**TASK PROMPT:**
Repeat all of the material below exactly as written, images excluded.
==== MATERIAL
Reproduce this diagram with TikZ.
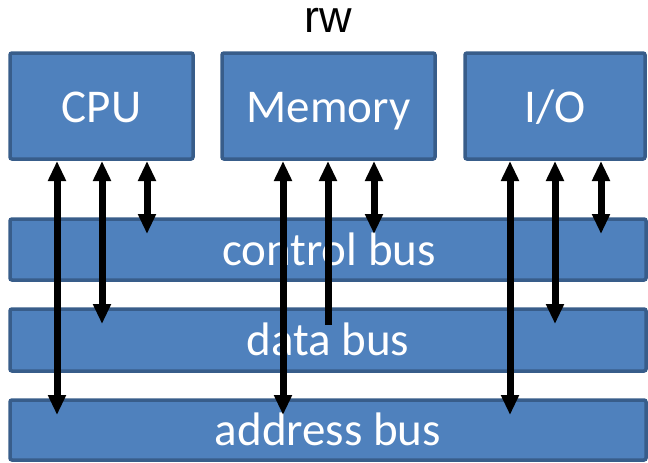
\documentclass[tikz,border=0pt]{standalone}
\usepackage{fontspec}
\setmainfont{Carlito}
\newfontfamily\labelfont{Liberation Sans}
\usetikzlibrary{arrows.meta}
\definecolor{boxfill}{HTML}{4F81BD}
\definecolor{boxline}{HTML}{385D8A}
\begin{document}
\begin{tikzpicture}[x=1pt,y=-1pt,
  unit/.style={draw=boxline,fill=boxfill,line width=3.5pt,rounded corners=2pt},
  boxtext/.style={text=white,font=\fontsize{47}{52}\selectfont,anchor=base,inner sep=0pt},
  link/.style={line width=7pt,black},
  both/.style={link,{Triangle[length=20pt,width=17pt]}-{Triangle[length=20pt,width=17pt]}},
  uponly/.style={link,{Triangle[length=20pt,width=17pt]}-}]
\useasboundingbox (0,0) rectangle (648,463);

% units and buses
\draw[unit] (10,53) rectangle (193,159);
\draw[unit] (222,53) rectangle (435,159);
\draw[unit] (465,53) rectangle (645,159);
\draw[unit] (10,219) rectangle (646,280);
\draw[unit] (10,309) rectangle (646,371);
\draw[unit] (10,400) rectangle (646,460);

\node (cpu) [boxtext] at (101.5,122) {CPU};
\node (mem) [boxtext] at (328.5,122) {Memory};
\node (io)  [boxtext] at (555,122) {I/O};
\node (ctrl) [boxtext] at (329,265) {control bus};
\node (data) [boxtext] at (328,355) {data bus};
\node (addr) [boxtext] at (328,445) {address bus};
\node (rw) [anchor=base,inner sep=0pt,text height=24pt,
  font=\labelfont\fontsize{45}{50}\selectfont] at (328.5,32) {rw};

% attachment points on the unit boxes and buses
\foreach \n/\x in {c1/57,c2/102,c3/147,m1/283,m2/328,m3/374,i1/510,i2/555,i3/601}{
  \coordinate (\n top) at (\x,161);
}
\foreach \n/\x in {c1/57,m1/283,i1/510}{\coordinate (\n end) at (\x,415);}
\foreach \n/\x in {c2/102,i2/555}{\coordinate (\n end) at (\x,324);}
\coordinate (m2end) at (328,325);
\foreach \n/\x in {c3/147,m3/374,i3/601}{\coordinate (\n end) at (\x,234);}

% bus connections
\foreach \n in {c1,c2,c3,m1,m3,i1,i2,i3}{
  \draw[both] (\n top) -- (\n end);
}
\draw[uponly] (m2top) -- (m2end);
\end{tikzpicture}
\end{document}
========
**TASK ANSWER:**
Reproduce this diagram with TikZ.
\documentclass[tikz,border=0pt]{standalone}
\usepackage{fontspec}
\setmainfont{Carlito}
\newfontfamily\labelfont{Liberation Sans}
\usetikzlibrary{arrows.meta}
\definecolor{boxfill}{HTML}{4F81BD}
\definecolor{boxline}{HTML}{385D8A}
\begin{document}
\begin{tikzpicture}[x=1pt,y=-1pt,
  unit/.style={draw=boxline,fill=boxfill,line width=3.5pt,rounded corners=2pt},
  boxtext/.style={text=white,font=\fontsize{47}{52}\selectfont,anchor=base,inner sep=0pt},
  link/.style={line width=7pt,black},
  both/.style={link,{Triangle[length=20pt,width=17pt]}-{Triangle[length=20pt,width=17pt]}},
  uponly/.style={link,{Triangle[length=20pt,width=17pt]}-}]
\useasboundingbox (0,0) rectangle (648,463);

% units and buses
\draw[unit] (10,53) rectangle (193,159);
\draw[unit] (222,53) rectangle (435,159);
\draw[unit] (465,53) rectangle (645,159);
\draw[unit] (10,219) rectangle (646,280);
\draw[unit] (10,309) rectangle (646,371);
\draw[unit] (10,400) rectangle (646,460);

\node (cpu) [boxtext] at (101.5,122) {CPU};
\node (mem) [boxtext] at (328.5,122) {Memory};
\node (io)  [boxtext] at (555,122) {I/O};
\node (ctrl) [boxtext] at (329,265) {control bus};
\node (data) [boxtext] at (328,355) {data bus};
\node (addr) [boxtext] at (328,445) {address bus};
\node (rw) [anchor=base,inner sep=0pt,text height=24pt,
  font=\labelfont\fontsize{45}{50}\selectfont] at (328.5,32) {rw};

% attachment points on the unit boxes and buses
\foreach \n/\x in {c1/57,c2/102,c3/147,m1/283,m2/328,m3/374,i1/510,i2/555,i3/601}{
  \coordinate (\n top) at (\x,161);
}
\foreach \n/\x in {c1/57,m1/283,i1/510}{\coordinate (\n end) at (\x,415);}
\foreach \n/\x in {c2/102,i2/555}{\coordinate (\n end) at (\x,324);}
\coordinate (m2end) at (328,325);
\foreach \n/\x in {c3/147,m3/374,i3/601}{\coordinate (\n end) at (\x,234);}

% bus connections
\foreach \n in {c1,c2,c3,m1,m3,i1,i2,i3}{
  \draw[both] (\n top) -- (\n end);
}
\draw[uponly] (m2top) -- (m2end);
\end{tikzpicture}
\end{document}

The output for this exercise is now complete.